Copy the data exactly; pictures stay out of the copy.

> _Dataset extract_
--- begin ---
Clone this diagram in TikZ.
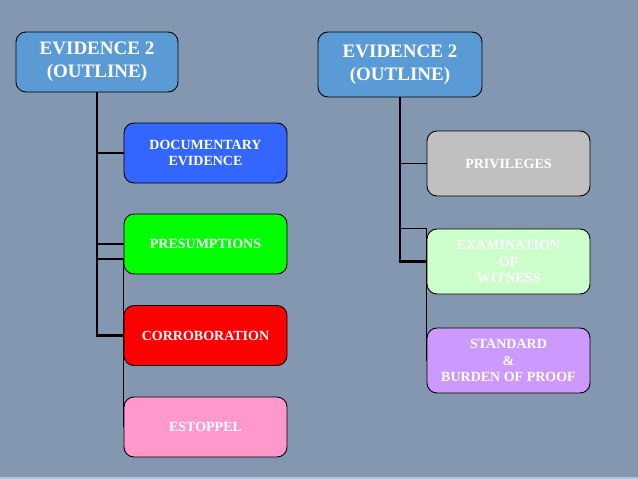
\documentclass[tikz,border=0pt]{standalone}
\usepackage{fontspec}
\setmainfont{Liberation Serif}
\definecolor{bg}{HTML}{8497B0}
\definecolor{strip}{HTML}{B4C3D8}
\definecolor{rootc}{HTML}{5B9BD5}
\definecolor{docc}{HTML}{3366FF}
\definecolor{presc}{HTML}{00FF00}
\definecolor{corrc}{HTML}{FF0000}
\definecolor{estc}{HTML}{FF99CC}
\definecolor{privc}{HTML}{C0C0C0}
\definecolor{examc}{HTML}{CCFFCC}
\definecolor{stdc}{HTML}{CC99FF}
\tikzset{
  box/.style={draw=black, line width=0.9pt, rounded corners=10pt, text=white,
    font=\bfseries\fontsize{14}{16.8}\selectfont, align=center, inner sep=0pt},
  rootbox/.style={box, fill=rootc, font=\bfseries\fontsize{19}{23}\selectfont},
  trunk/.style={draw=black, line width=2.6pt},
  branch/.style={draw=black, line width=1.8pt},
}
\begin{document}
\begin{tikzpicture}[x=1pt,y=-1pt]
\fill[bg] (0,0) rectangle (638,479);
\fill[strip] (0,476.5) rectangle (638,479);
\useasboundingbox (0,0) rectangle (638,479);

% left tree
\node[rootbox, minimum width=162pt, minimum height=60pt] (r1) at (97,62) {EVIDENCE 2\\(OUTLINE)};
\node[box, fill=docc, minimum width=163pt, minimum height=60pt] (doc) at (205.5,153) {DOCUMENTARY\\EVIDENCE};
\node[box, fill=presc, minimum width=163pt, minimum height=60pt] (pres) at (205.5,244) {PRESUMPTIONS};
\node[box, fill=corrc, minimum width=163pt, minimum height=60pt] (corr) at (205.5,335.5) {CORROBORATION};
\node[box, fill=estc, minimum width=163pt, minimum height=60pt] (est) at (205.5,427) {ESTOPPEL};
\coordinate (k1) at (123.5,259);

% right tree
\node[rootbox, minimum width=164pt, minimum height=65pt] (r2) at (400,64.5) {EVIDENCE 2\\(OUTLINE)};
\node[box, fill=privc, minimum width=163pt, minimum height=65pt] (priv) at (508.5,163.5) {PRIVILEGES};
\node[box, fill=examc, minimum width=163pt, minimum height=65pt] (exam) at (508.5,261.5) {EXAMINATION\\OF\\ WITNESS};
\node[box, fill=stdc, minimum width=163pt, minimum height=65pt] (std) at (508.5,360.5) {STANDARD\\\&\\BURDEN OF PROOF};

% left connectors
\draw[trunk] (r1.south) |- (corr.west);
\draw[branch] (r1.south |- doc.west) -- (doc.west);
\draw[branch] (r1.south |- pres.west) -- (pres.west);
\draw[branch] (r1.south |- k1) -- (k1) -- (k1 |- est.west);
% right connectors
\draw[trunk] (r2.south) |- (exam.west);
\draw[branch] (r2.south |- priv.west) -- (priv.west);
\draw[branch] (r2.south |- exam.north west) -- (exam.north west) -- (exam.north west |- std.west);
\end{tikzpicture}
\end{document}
--- end ---
> _Exercise answer_
Clone this diagram in TikZ.
\documentclass[tikz,border=0pt]{standalone}
\usepackage{fontspec}
\setmainfont{Liberation Serif}
\definecolor{bg}{HTML}{8497B0}
\definecolor{strip}{HTML}{B4C3D8}
\definecolor{rootc}{HTML}{5B9BD5}
\definecolor{docc}{HTML}{3366FF}
\definecolor{presc}{HTML}{00FF00}
\definecolor{corrc}{HTML}{FF0000}
\definecolor{estc}{HTML}{FF99CC}
\definecolor{privc}{HTML}{C0C0C0}
\definecolor{examc}{HTML}{CCFFCC}
\definecolor{stdc}{HTML}{CC99FF}
\tikzset{
  box/.style={draw=black, line width=0.9pt, rounded corners=10pt, text=white,
    font=\bfseries\fontsize{14}{16.8}\selectfont, align=center, inner sep=0pt},
  rootbox/.style={box, fill=rootc, font=\bfseries\fontsize{19}{23}\selectfont},
  trunk/.style={draw=black, line width=2.6pt},
  branch/.style={draw=black, line width=1.8pt},
}
\begin{document}
\begin{tikzpicture}[x=1pt,y=-1pt]
\fill[bg] (0,0) rectangle (638,479);
\fill[strip] (0,476.5) rectangle (638,479);
\useasboundingbox (0,0) rectangle (638,479);

% left tree
\node[rootbox, minimum width=162pt, minimum height=60pt] (r1) at (97,62) {EVIDENCE 2\\(OUTLINE)};
\node[box, fill=docc, minimum width=163pt, minimum height=60pt] (doc) at (205.5,153) {DOCUMENTARY\\EVIDENCE};
\node[box, fill=presc, minimum width=163pt, minimum height=60pt] (pres) at (205.5,244) {PRESUMPTIONS};
\node[box, fill=corrc, minimum width=163pt, minimum height=60pt] (corr) at (205.5,335.5) {CORROBORATION};
\node[box, fill=estc, minimum width=163pt, minimum height=60pt] (est) at (205.5,427) {ESTOPPEL};
\coordinate (k1) at (123.5,259);

% right tree
\node[rootbox, minimum width=164pt, minimum height=65pt] (r2) at (400,64.5) {EVIDENCE 2\\(OUTLINE)};
\node[box, fill=privc, minimum width=163pt, minimum height=65pt] (priv) at (508.5,163.5) {PRIVILEGES};
\node[box, fill=examc, minimum width=163pt, minimum height=65pt] (exam) at (508.5,261.5) {EXAMINATION\\OF\\ WITNESS};
\node[box, fill=stdc, minimum width=163pt, minimum height=65pt] (std) at (508.5,360.5) {STANDARD\\\&\\BURDEN OF PROOF};

% left connectors
\draw[trunk] (r1.south) |- (corr.west);
\draw[branch] (r1.south |- doc.west) -- (doc.west);
\draw[branch] (r1.south |- pres.west) -- (pres.west);
\draw[branch] (r1.south |- k1) -- (k1) -- (k1 |- est.west);
% right connectors
\draw[trunk] (r2.south) |- (exam.west);
\draw[branch] (r2.south |- priv.west) -- (priv.west);
\draw[branch] (r2.south |- exam.north west) -- (exam.north west) -- (exam.north west |- std.west);
\end{tikzpicture}
\end{document}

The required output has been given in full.